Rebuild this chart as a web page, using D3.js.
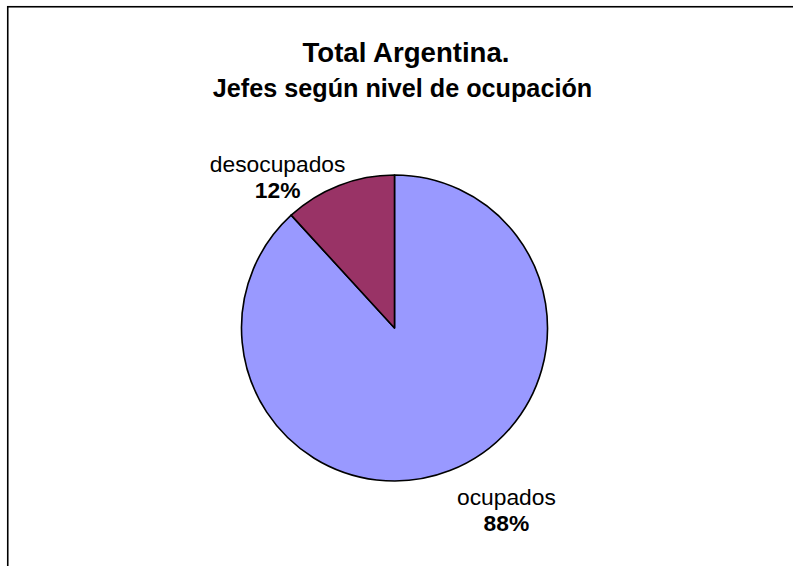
<!DOCTYPE html>
<html>
<head>
<meta charset="utf-8">
<script src="https://cdn.jsdelivr.net/npm/d3@7"></script>
<style>
  html, body { margin: 0; padding: 0; background: #fff; }
  svg { display: block; font-family: "Liberation Sans", Arial, sans-serif; }
</style>
</head>
<body>
<svg id="chart" width="793" height="566"></svg>
<script>
const categories = ["ocupados", "desocupados"];
const values = [88.2, 11.8];
const percentLabels = ["88%", "12%"];
const colors = ["#9999FF", "#993366"];
const titleLines = ["Total Argentina.", "Jefes según nivel de ocupación"];

const svg = d3.select("#chart");

// outer chart frame (clipped by the window on right and bottom)
svg.append("rect")
  .attr("x", 7.75).attr("y", 6.75)
  .attr("width", 820).attr("height", 620)
  .attr("fill", "#fff")
  .attr("stroke", "#000")
  .attr("stroke-width", 1.6);

// titles
svg.append("text")
  .attr("x", 406).attr("y", 62)
  .attr("text-anchor", "middle")
  .attr("font-weight", "bold")
  .attr("font-size", 27.6)
  .text(titleLines[0]);
svg.append("text")
  .attr("x", 402.5).attr("y", 97)
  .attr("text-anchor", "middle")
  .attr("font-weight", "bold")
  .attr("font-size", 25.2)
  .text(titleLines[1]);

const cx = 394.5, cy = 328, r = 153;
const data = categories.map((c, i) => ({ name: c, value: values[i], label: percentLabels[i], color: colors[i] }));

const pie = d3.pie().sort(null).value(d => d.value).startAngle(0).endAngle(2 * Math.PI);
const arc = d3.arc().innerRadius(0).outerRadius(r);
const arcs = pie(data);

const g = svg.append("g").attr("transform", `translate(${cx},${cy})`);
g.selectAll("path")
  .data(arcs)
  .join("path")
  .attr("d", arc)
  .attr("fill", d => d.data.color)
  .attr("stroke", "#000")
  .attr("stroke-width", 1.6)
  .attr("stroke-linejoin", "round");

// data labels placed outside the pie relative to each slice's mid-angle
const labelArc = d3.arc().innerRadius(r * 1.27).outerRadius(r * 1.27);
const labelOffsets = [[41.5, -1], [-46.5, 28]];
arcs.forEach((a, i) => {
  const [lx, ly] = labelArc.centroid(a);
  const t = g.append("text")
    .attr("text-anchor", "middle")
    .attr("font-size", 22.8)
    .attr("fill", "#000");
  const px = lx + labelOffsets[i][0], py = ly + labelOffsets[i][1];
  t.append("tspan").attr("x", px).attr("y", py - 3).text(a.data.name);
  t.append("tspan").attr("x", px).attr("y", py + 23).attr("font-weight", "bold").text(a.data.label);
});
</script>
</body>
</html>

▶ Exercise objective:
Pick out the lines containing the string "chart" and show them.

▶ Complete output:
Rebuild this chart as a web page, using D3.js.
<svg id="chart" width="793" height="566"></svg>
const svg = d3.select("#chart");
// outer chart frame (clipped by the window on right and bottom)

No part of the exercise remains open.